- Film poster
- Directed by: Lee Sang-ho Ahn Hae-ryong
- Production companies: Asiapress Cineport
- Distributed by: Cinemadal
- Release date: October 7, 2014 (Busan);
- Running time: 77 minutes
- Country: South Korea
- Language: Korean

= The Truth Shall Not Sink with Sewol =

2014 South Korean documentary film

The Truth Shall Not Sink with Sewol is a South Korean documentary film about the sinking of the MV Sewol, directed by Lee Sang-ho and Ahn Hae-ryong.
The documentary draws back the curtain on one of the most controversial parts of modern Korean history, the aftermath of the sinking of the MV Sewol, which resulted in the loss of 304 people. Through a variety of news reports and eyewitness testimonies, directors Lee Sang-ho and Ahn Hae-ryong show how the large South Korean media companies colluded with the government over the information about the sinking of the ferry. He highlights the suffering of the victims' families, their quest to discover the cause of the accident, and the truth behind the government's behavior during and after it. The documentary focuses on the use of a diving bell, a piece of equipment that allows divers to stay underwater for long periods of time.

== Synopsis ==
The documentary revolves around the story of Lee Jong-in, who is the head of a private diving company that offered the use of his equipment to assist in the rescue and recovery of the victims. He reportedly showed up during the disaster, with the equipment called a "diving bell" which can provide divers a place underwater to eat and rest, breathe, and can extend the time divers are underwater, and help place a diver in a specific location. While he was at first stonewalled by officials at the site, Lee Jong-in worked at his own expense before canceling his attempts. He was called back to continue work by government authorities after victims' families insisted that he return, but he reportedly found similar roadblocks from government and military officials.

==Controversy ==
After its completion, The Truth Shall Not Sink With Sewol was scheduled to screen at the 2014 Busan International Film Festival. However, at the time, the government sought to restrict portrayals of the Sewol ferry disaster within the media. Therefore, the chairman of the festival, Suh Byung-soo (also mayor of Busan at the time) requested that the organizers not screen the film. The organizers resisted the pressure and screened the documentary. This resulted in the film festival budget being slashed by over 50% over the following two years.
The budget cut created a backlash due to news of the state trying to influence the film festival.
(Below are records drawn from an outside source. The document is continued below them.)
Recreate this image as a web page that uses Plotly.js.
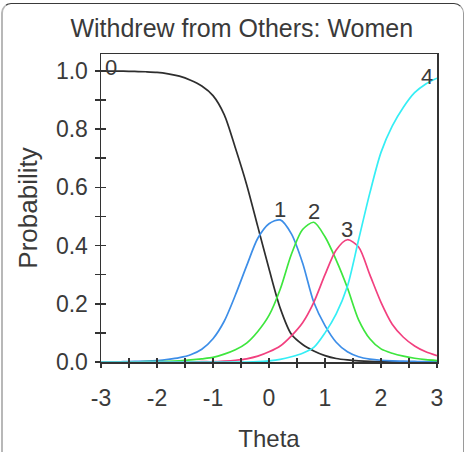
<!DOCTYPE html>
<html>
<head>
<meta charset="utf-8">
<script src="https://cdn.plot.ly/plotly-3.0.1.min.js"></script>
<style>
  html, body { margin: 0; padding: 0; background: #ffffff; }
  #wrap { position: relative; width: 465px; height: 452px; overflow: hidden; }
  #chart { position: absolute; left: 0; top: 0; width: 465px; height: 452px; }
  #frame {
    position: absolute; left: 1px; top: 3px; width: 460px; height: 470px;
    border-top: 1.5px solid #3a3a3a; border-left: 2px solid #b8b8b8;
    border-right: 1.5px solid #9a9a9a; border-radius: 10px 10px 0 0;
    pointer-events: none;
  }
</style>
</head>
<body>
<div id="wrap">
  <div id="chart"></div>
  <div id="frame"></div>
</div>
<script>
// Latent trait grid
const theta = [-3, -2.8, -2.6, -2.4, -2.2, -2, -1.8, -1.6, -1.4, -1.2, -1, -0.8, -0.6, -0.4, -0.2,
               0, 0.2, 0.4, 0.6, 0.8, 1, 1.2, 1.4, 1.6, 1.8, 2, 2.2, 2.4, 2.6, 2.8, 3];

// Category response probabilities
const cat0 = [1.000, 0.999, 0.999, 0.998, 0.997, 0.995, 0.990, 0.982, 0.968, 0.948, 0.915, 0.850, 0.735, 0.610, 0.465,
              0.320, 0.185, 0.095, 0.060, 0.038, 0.022, 0.012, 0.007, 0.004, 0.002, 0.001, 0.001, 0.000, 0.000, 0.000, 0.000];
const cat1 = [0.000, 0.000, 0.001, 0.002, 0.003, 0.005, 0.009, 0.015, 0.025, 0.044, 0.080, 0.140, 0.230, 0.330, 0.425,
              0.475, 0.488, 0.440, 0.340, 0.205, 0.125, 0.068, 0.035, 0.018, 0.010, 0.006, 0.004, 0.003, 0.002, 0.001, 0.001];
const cat2 = [0.000, 0.000, 0.000, 0.000, 0.001, 0.001, 0.002, 0.004, 0.007, 0.011, 0.016, 0.027, 0.042, 0.065, 0.105,
              0.160, 0.250, 0.370, 0.455, 0.480, 0.430, 0.350, 0.255, 0.145, 0.080, 0.045, 0.030, 0.020, 0.013, 0.008, 0.005];
const cat3 = [0.000, 0.000, 0.000, 0.000, 0.000, 0.000, 0.000, 0.000, 0.000, 0.001, 0.001, 0.003, 0.006, 0.011, 0.020,
              0.035, 0.055, 0.090, 0.135, 0.205, 0.300, 0.385, 0.420, 0.395, 0.300, 0.205, 0.130, 0.085, 0.055, 0.035, 0.022];
const cat4 = [0.000, 0.000, 0.000, 0.000, 0.000, 0.000, 0.000, 0.000, 0.000, 0.000, 0.000, 0.000, 0.000, 0.000, 0.001,
              0.004, 0.009, 0.018, 0.030, 0.050, 0.100, 0.165, 0.260, 0.420, 0.580, 0.720, 0.810, 0.875, 0.925, 0.955, 0.975];

const categoryNames = ['0', '1', '2', '3', '4'];
const series = [cat0, cat1, cat2, cat3, cat4];
const colors = ['#2e2e2e', '#3d8ee8', '#3ee63e', '#f2407f', '#35eef5'];

// Axis ticks
const xTickVals = [-3, -2.5, -2, -1.5, -1, -0.5, 0, 0.5, 1, 1.5, 2, 2.5, 3];
const xTickText = ['-3', '', '-2', '', '-1', '', '0', '', '1', '', '2', '', '3'];
const yTickVals = [0, 0.1, 0.2, 0.3, 0.4, 0.5, 0.6, 0.7, 0.8, 0.9, 1.0];
const yTickText = ['0.0', '', '0.2', '', '0.4', '', '0.6', '', '0.8', '', '1.0'];

const FONT = '"Liberation Sans", Arial, sans-serif';
const INK = '#3a3a3a';

const traces = series.map((ys, i) => ({
  x: theta, y: ys, type: 'scatter', mode: 'lines',
  name: categoryNames[i],
  line: { color: colors[i], width: 1.7, shape: 'spline', smoothing: 0.8 },
  hoverinfo: 'skip'
}));

// Transparent copy on the overlay axes so their inner tick marks get drawn
traces.push({
  x: theta, y: cat0, type: 'scatter', mode: 'lines', xaxis: 'x2', yaxis: 'y2',
  line: { color: 'rgba(0,0,0,0)', width: 0 }, hoverinfo: 'skip', showlegend: false
});

// Category labels: first curve at its start, last at its end, middle ones over their peaks
const annotations = series.map((ys, i) => {
  let k;
  if (i === 0) k = 0;
  else if (i === series.length - 1) k = ys.length - 1;
  else k = ys.indexOf(Math.max(...ys));
  const base = { text: categoryNames[i], showarrow: false, font: { family: FONT, size: 22, color: INK } };
  if (i === 0) return Object.assign(base, { x: theta[k], y: ys[k], xanchor: 'left', yanchor: 'middle', xshift: 2, yshift: 3 });
  if (i === series.length - 1) return Object.assign(base, { x: theta[k], y: ys[k], xanchor: 'right', yanchor: 'middle', xshift: -2, yshift: 2 });
  return Object.assign(base, { x: theta[k], y: ys[k], xanchor: 'center', yanchor: 'bottom', yshift: -4 });
});

const axisCommon = {
  showgrid: false, zeroline: false, ticks: 'outside',
  tickcolor: '#333', tickwidth: 1.5,
  linecolor: '#333', linewidth: 1.5, showline: true, mirror: true,
  tickfont: { family: FONT, size: 23, color: INK }
};

const layout = {
  width: 465, height: 452,
  margin: { l: 101, r: 28, t: 54, b: 90 },
  paper_bgcolor: 'rgba(0,0,0,0)', plot_bgcolor: '#ffffff',
  showlegend: false,
  title: {
    text: 'Withdrew from Others: Women',
    font: { family: FONT, size: 25, color: INK },
    x: 0.52, xref: 'container', xanchor: 'center',
    y: 0.938, yref: 'container', yanchor: 'middle'
  },
  xaxis: Object.assign({}, axisCommon, {
    range: [-3, 3], tickmode: 'array', tickvals: xTickVals, ticktext: xTickText,
    ticklen: 4, ticklabelstandoff: 11,
    title: { text: 'Theta', font: { family: FONT, size: 24, color: INK }, standoff: 25 }
  }),
  yaxis: Object.assign({}, axisCommon, {
    range: [0, 1.058], tickmode: 'array', tickvals: yTickVals, ticktext: yTickText,
    ticklen: 5, ticklabelstandoff: 2,
    title: { text: 'Probability', font: { family: FONT, size: 26, color: INK }, standoff: 11 }
  }),
  // inner halves of the crossing tick marks
  xaxis2: {
    overlaying: 'x', anchor: 'y', side: 'bottom', range: [-3, 3],
    tickmode: 'array', tickvals: xTickVals, ticks: 'inside', ticklen: 4,
    tickcolor: '#333', tickwidth: 1.5, showticklabels: false,
    showgrid: false, zeroline: false, showline: false
  },
  yaxis2: {
    overlaying: 'y', anchor: 'x', side: 'left', range: [0, 1.058],
    tickmode: 'array', tickvals: yTickVals, ticks: 'inside', ticklen: 5,
    tickcolor: '#333', tickwidth: 1.5, showticklabels: false,
    showgrid: false, zeroline: false, showline: false
  },
  annotations: annotations
};

Plotly.newPlot('chart', traces, layout, { staticPlot: true, displayModeBar: false });
</script>
</body>
</html>
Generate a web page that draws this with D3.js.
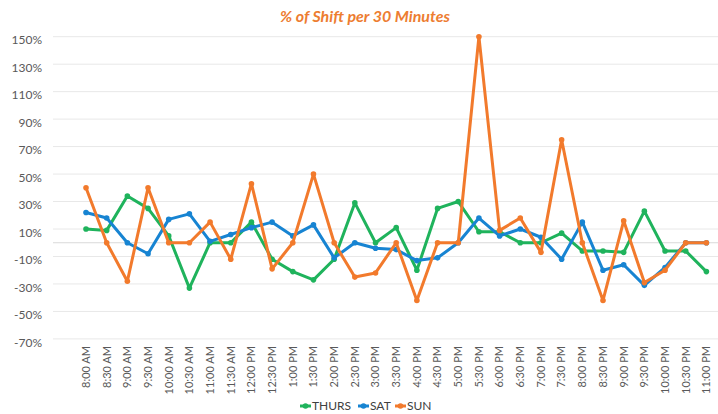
<!DOCTYPE html>
<html>
<head>
<meta charset="utf-8">
<script src="https://cdn.jsdelivr.net/npm/d3@7/dist/d3.min.js"></script>
<style>
  body { margin: 0; background: #fff; }
  svg { display: block; }
</style>
</head>
<body>
<svg id="chart" width="718" height="414"></svg>
<script>
const categories = ["8:00 AM","8:30 AM","9:00 AM","9:30 AM","10:00 AM","10:30 AM","11:00 AM","11:30 AM",
  "12:00 PM","12:30 PM","1:00 PM","1:30 PM","2:00 PM","2:30 PM","3:00 PM","3:30 PM","4:00 PM","4:30 PM",
  "5:00 PM","5:30 PM","6:00 PM","6:30 PM","7:00 PM","7:30 PM","8:00 PM","8:30 PM","9:00 PM","9:30 PM",
  "10:00 PM","10:30 PM","11:00 PM"];
const thurs = [10, 9, 34, 25, 5, -33, 0, 0, 15, -12, -21, -27, -12, 29, 0, 11, -20, 25, 30, 8, 8, 0, 0, 7, -6, -6, -7, 23, -6, -6, -21];
const sat   = [22, 18, 0, -8, 17, 21, 1, 6, 11, 15, 5, 13, -11, 0, -4, -5, -13, -11, 0, 18, 5, 10, 4, -12, 15, -20, -16, -31, -18, 0, 0];
const sun   = [40, 0, -28, 40, 0, 0, 15, -12, 43, -19, 0, 50, 0, -25, -22, 0, -42, 0, 0, 150, 9, 18, -7, 75, 0, -42, 16, -29, -20, 0, 0];
const yTicks = [150, 130, 110, 90, 70, 50, 30, 10, -10, -30, -50, -70];
const seriesNames = ["THURS", "SAT", "SUN"];
const seriesColors = ["#1fb35c", "#1784d2", "#f27a2c"];
const title = "% of Shift per 30 Minutes";

const svg = d3.select("#chart");
const gridLeft = 53, gridRight = 718;
const x = d3.scalePoint().domain(categories).range([86, 706.4]);
const y = d3.scaleLinear().domain([-70, 150]).range([338.9, 36.7]);

// gridlines
svg.append("g").selectAll("line").data(yTicks).join("line")
  .attr("x1", gridLeft).attr("x2", gridRight)
  .attr("y1", d => y(d)).attr("y2", d => y(d))
  .attr("stroke", "#e8e8e8").attr("stroke-width", 1);
// zero axis line
svg.append("line").attr("x1", gridLeft).attr("x2", gridRight)
  .attr("y1", y(0)).attr("y2", y(0)).attr("stroke", "#d9d9d9").attr("stroke-width", 1);

// y labels
svg.append("g").selectAll("text").data(yTicks).join("text")
  .attr("x", 42).attr("y", d => y(d) + 3.5).attr("dy", "0.35em")
  .attr("text-anchor", "end")
  .attr("font-family", "Lato, sans-serif").attr("font-size", 12).attr("fill", "#595959")
  .text(d => d + "%");

// x labels
svg.append("g").selectAll("text").data(categories).join("text")
  .attr("transform", d => `translate(${x(d)},346) rotate(-90)`)
  .attr("text-anchor", "end").attr("dy", "0.35em")
  .attr("font-family", "Lato, sans-serif").attr("font-size", 11).attr("fill", "#595959")
  .text(d => d);

// series
const allSeries = [thurs, sat, sun];
const line = d3.line().x((d, i) => x(categories[i])).y(d => y(d));
allSeries.forEach((vals, si) => {
  const g = svg.append("g");
  g.append("path").datum(vals).attr("d", line)
    .attr("fill", "none").attr("stroke", seriesColors[si]).attr("stroke-width", 3)
    .attr("stroke-linejoin", "round");
  g.selectAll("circle").data(vals).join("circle")
    .attr("cx", (d, i) => x(categories[i])).attr("cy", d => y(d)).attr("r", 2.8)
    .attr("fill", seriesColors[si]);
});

// title
svg.append("text").attr("x", 365).attr("y", 22).attr("text-anchor", "middle")
  .attr("font-family", "Lato, sans-serif").attr("font-weight", "bold").attr("font-style", "italic")
  .attr("font-size", 16).attr("fill", "#ed7d31").text(title);

// legend
const legendX = [300, 358, 395];
const lg = svg.append("g");
seriesNames.forEach((n, i) => {
  const lx = legendX[i];
  lg.append("line").attr("x1", lx).attr("x2", lx + 11).attr("y1", 406).attr("y2", 406)
    .attr("stroke", seriesColors[i]).attr("stroke-width", 3);
  lg.append("circle").attr("cx", lx + 5.5).attr("cy", 406).attr("r", 2.8).attr("fill", seriesColors[i]);
  lg.append("text").attr("x", lx + 12).attr("y", 406).attr("dy", "0.35em")
    .attr("font-family", "Lato, sans-serif").attr("font-size", 12).attr("fill", "#404040").text(n);
});
</script>
</body>
</html>
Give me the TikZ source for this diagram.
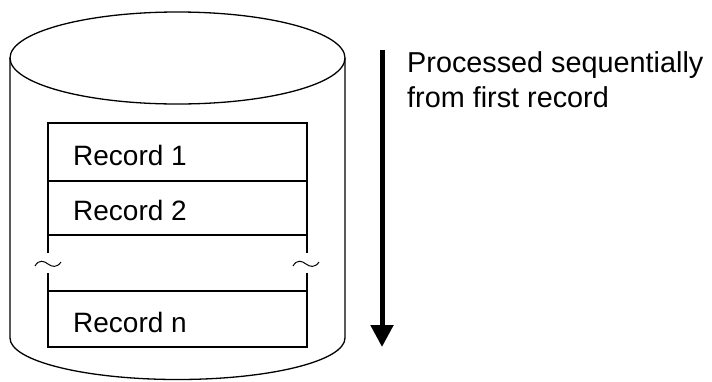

Many filmmakers boycotted the event, which almost shut down the film festival altogether.

== Awards and recognition ==
The Truth Shall Not Sink With Sewol won the Grand Prize at the Fukuoka Asian Film Festival in 2015.

== Reception ==

Joshua Oppenheimer, a film director, was struck by the "incredibly incompetent rescue mission" depicted in the documentary and after viewing the film began to question the role of media in South Korea and the rest of the world.